---- Supplied data

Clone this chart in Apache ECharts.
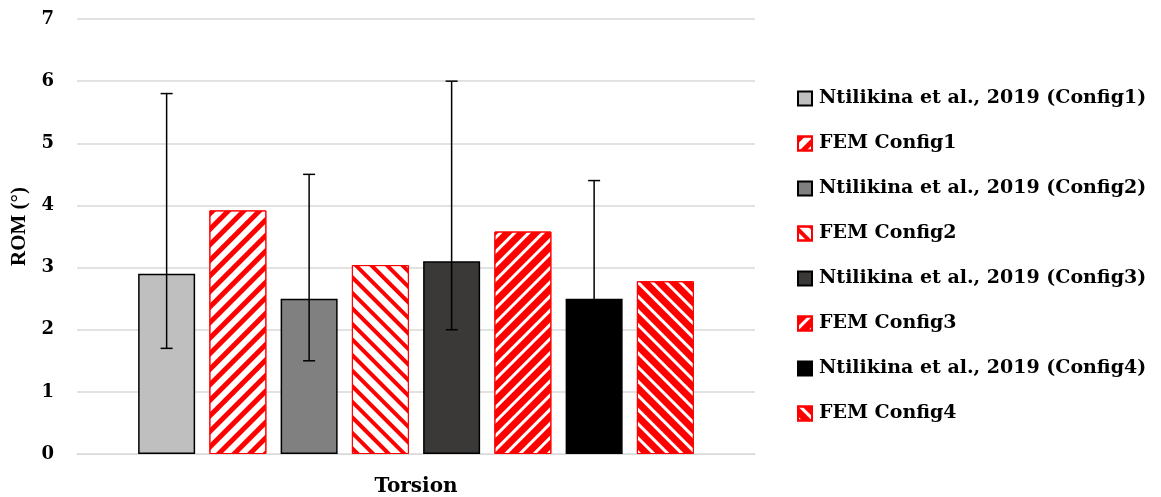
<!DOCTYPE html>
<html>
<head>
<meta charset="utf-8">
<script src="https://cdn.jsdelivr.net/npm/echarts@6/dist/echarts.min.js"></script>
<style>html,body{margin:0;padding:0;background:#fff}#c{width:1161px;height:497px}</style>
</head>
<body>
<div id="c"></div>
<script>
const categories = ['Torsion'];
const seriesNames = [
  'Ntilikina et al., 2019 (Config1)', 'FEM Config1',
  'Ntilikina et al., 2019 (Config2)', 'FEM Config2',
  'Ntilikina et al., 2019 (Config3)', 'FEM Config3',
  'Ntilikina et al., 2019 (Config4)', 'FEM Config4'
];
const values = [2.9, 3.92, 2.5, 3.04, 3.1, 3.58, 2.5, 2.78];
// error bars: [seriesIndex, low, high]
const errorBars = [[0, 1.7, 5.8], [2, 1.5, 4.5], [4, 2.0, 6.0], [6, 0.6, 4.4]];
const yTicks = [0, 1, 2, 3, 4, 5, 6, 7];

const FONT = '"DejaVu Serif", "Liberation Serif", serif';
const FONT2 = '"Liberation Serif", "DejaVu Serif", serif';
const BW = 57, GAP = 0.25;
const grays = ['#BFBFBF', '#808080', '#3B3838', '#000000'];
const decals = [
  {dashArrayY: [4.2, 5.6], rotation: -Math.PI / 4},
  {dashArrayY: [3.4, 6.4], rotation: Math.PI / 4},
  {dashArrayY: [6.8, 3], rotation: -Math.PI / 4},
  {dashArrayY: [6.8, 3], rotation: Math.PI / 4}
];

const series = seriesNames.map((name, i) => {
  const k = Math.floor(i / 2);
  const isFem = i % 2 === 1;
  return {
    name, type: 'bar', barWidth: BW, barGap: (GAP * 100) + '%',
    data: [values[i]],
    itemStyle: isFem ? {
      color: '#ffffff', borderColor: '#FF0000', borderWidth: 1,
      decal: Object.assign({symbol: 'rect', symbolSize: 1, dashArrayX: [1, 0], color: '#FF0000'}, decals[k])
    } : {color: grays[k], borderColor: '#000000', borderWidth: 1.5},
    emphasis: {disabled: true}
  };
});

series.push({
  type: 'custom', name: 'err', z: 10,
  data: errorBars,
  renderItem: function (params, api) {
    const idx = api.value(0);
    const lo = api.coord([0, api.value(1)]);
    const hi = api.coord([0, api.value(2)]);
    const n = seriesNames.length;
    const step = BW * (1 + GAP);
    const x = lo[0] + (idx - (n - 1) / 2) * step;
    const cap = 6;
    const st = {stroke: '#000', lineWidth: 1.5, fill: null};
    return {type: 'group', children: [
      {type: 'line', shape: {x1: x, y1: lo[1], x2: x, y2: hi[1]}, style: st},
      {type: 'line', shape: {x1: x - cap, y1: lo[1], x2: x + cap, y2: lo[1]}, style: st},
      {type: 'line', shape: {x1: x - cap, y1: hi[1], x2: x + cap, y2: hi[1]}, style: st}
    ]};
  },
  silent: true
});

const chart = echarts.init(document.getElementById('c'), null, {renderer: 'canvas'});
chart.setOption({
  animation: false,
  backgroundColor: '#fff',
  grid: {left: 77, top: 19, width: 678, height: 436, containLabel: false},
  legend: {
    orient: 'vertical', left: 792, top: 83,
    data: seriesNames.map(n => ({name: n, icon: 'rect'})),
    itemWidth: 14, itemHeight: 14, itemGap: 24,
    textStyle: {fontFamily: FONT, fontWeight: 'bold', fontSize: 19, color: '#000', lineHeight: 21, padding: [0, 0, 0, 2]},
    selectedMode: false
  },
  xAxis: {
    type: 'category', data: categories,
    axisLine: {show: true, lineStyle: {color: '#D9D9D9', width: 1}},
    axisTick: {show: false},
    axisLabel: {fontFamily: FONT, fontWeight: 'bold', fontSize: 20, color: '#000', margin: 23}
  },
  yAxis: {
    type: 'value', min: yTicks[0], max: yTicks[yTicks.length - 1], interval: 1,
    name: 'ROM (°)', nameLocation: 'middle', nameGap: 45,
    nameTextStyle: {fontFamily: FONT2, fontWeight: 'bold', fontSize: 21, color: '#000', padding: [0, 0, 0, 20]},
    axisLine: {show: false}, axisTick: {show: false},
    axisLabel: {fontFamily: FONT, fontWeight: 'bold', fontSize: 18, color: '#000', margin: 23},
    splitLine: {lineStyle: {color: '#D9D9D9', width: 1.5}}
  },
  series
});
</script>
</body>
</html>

--------

> **Exercise objective**
Skip the pictures, then retype every line above exactly.

> **Complete output**
Clone this chart in Apache ECharts.
<!DOCTYPE html>
<html>
<head>
<meta charset="utf-8">
<script src="https://cdn.jsdelivr.net/npm/echarts@6/dist/echarts.min.js"></script>
<style>html,body{margin:0;padding:0;background:#fff}#c{width:1161px;height:497px}</style>
</head>
<body>
<div id="c"></div>
<script>
const categories = ['Torsion'];
const seriesNames = [
  'Ntilikina et al., 2019 (Config1)', 'FEM Config1',
  'Ntilikina et al., 2019 (Config2)', 'FEM Config2',
  'Ntilikina et al., 2019 (Config3)', 'FEM Config3',
  'Ntilikina et al., 2019 (Config4)', 'FEM Config4'
];
const values = [2.9, 3.92, 2.5, 3.04, 3.1, 3.58, 2.5, 2.78];
// error bars: [seriesIndex, low, high]
const errorBars = [[0, 1.7, 5.8], [2, 1.5, 4.5], [4, 2.0, 6.0], [6, 0.6, 4.4]];
const yTicks = [0, 1, 2, 3, 4, 5, 6, 7];

const FONT = '"DejaVu Serif", "Liberation Serif", serif';
const FONT2 = '"Liberation Serif", "DejaVu Serif", serif';
const BW = 57, GAP = 0.25;
const grays = ['#BFBFBF', '#808080', '#3B3838', '#000000'];
const decals = [
  {dashArrayY: [4.2, 5.6], rotation: -Math.PI / 4},
  {dashArrayY: [3.4, 6.4], rotation: Math.PI / 4},
  {dashArrayY: [6.8, 3], rotation: -Math.PI / 4},
  {dashArrayY: [6.8, 3], rotation: Math.PI / 4}
];

const series = seriesNames.map((name, i) => {
  const k = Math.floor(i / 2);
  const isFem = i % 2 === 1;
  return {
    name, type: 'bar', barWidth: BW, barGap: (GAP * 100) + '%',
    data: [values[i]],
    itemStyle: isFem ? {
      color: '#ffffff', borderColor: '#FF0000', borderWidth: 1,
      decal: Object.assign({symbol: 'rect', symbolSize: 1, dashArrayX: [1, 0], color: '#FF0000'}, decals[k])
    } : {color: grays[k], borderColor: '#000000', borderWidth: 1.5},
    emphasis: {disabled: true}
  };
});

series.push({
  type: 'custom', name: 'err', z: 10,
  data: errorBars,
  renderItem: function (params, api) {
    const idx = api.value(0);
    const lo = api.coord([0, api.value(1)]);
    const hi = api.coord([0, api.value(2)]);
    const n = seriesNames.length;
    const step = BW * (1 + GAP);
    const x = lo[0] + (idx - (n - 1) / 2) * step;
    const cap = 6;
    const st = {stroke: '#000', lineWidth: 1.5, fill: null};
    return {type: 'group', children: [
      {type: 'line', shape: {x1: x, y1: lo[1], x2: x, y2: hi[1]}, style: st},
      {type: 'line', shape: {x1: x - cap, y1: lo[1], x2: x + cap, y2: lo[1]}, style: st},
      {type: 'line', shape: {x1: x - cap, y1: hi[1], x2: x + cap, y2: hi[1]}, style: st}
    ]};
  },
  silent: true
});

const chart = echarts.init(document.getElementById('c'), null, {renderer: 'canvas'});
chart.setOption({
  animation: false,
  backgroundColor: '#fff',
  grid: {left: 77, top: 19, width: 678, height: 436, containLabel: false},
  legend: {
    orient: 'vertical', left: 792, top: 83,
    data: seriesNames.map(n => ({name: n, icon: 'rect'})),
    itemWidth: 14, itemHeight: 14, itemGap: 24,
    textStyle: {fontFamily: FONT, fontWeight: 'bold', fontSize: 19, color: '#000', lineHeight: 21, padding: [0, 0, 0, 2]},
    selectedMode: false
  },
  xAxis: {
    type: 'category', data: categories,
    axisLine: {show: true, lineStyle: {color: '#D9D9D9', width: 1}},
    axisTick: {show: false},
    axisLabel: {fontFamily: FONT, fontWeight: 'bold', fontSize: 20, color: '#000', margin: 23}
  },
  yAxis: {
    type: 'value', min: yTicks[0], max: yTicks[yTicks.length - 1], interval: 1,
    name: 'ROM (°)', nameLocation: 'middle', nameGap: 45,
    nameTextStyle: {fontFamily: FONT2, fontWeight: 'bold', fontSize: 21, color: '#000', padding: [0, 0, 0, 20]},
    axisLine: {show: false}, axisTick: {show: false},
    axisLabel: {fontFamily: FONT, fontWeight: 'bold', fontSize: 18, color: '#000', margin: 23},
    splitLine: {lineStyle: {color: '#D9D9D9', width: 1.5}}
  },
  series
});
</script>
</body>
</html>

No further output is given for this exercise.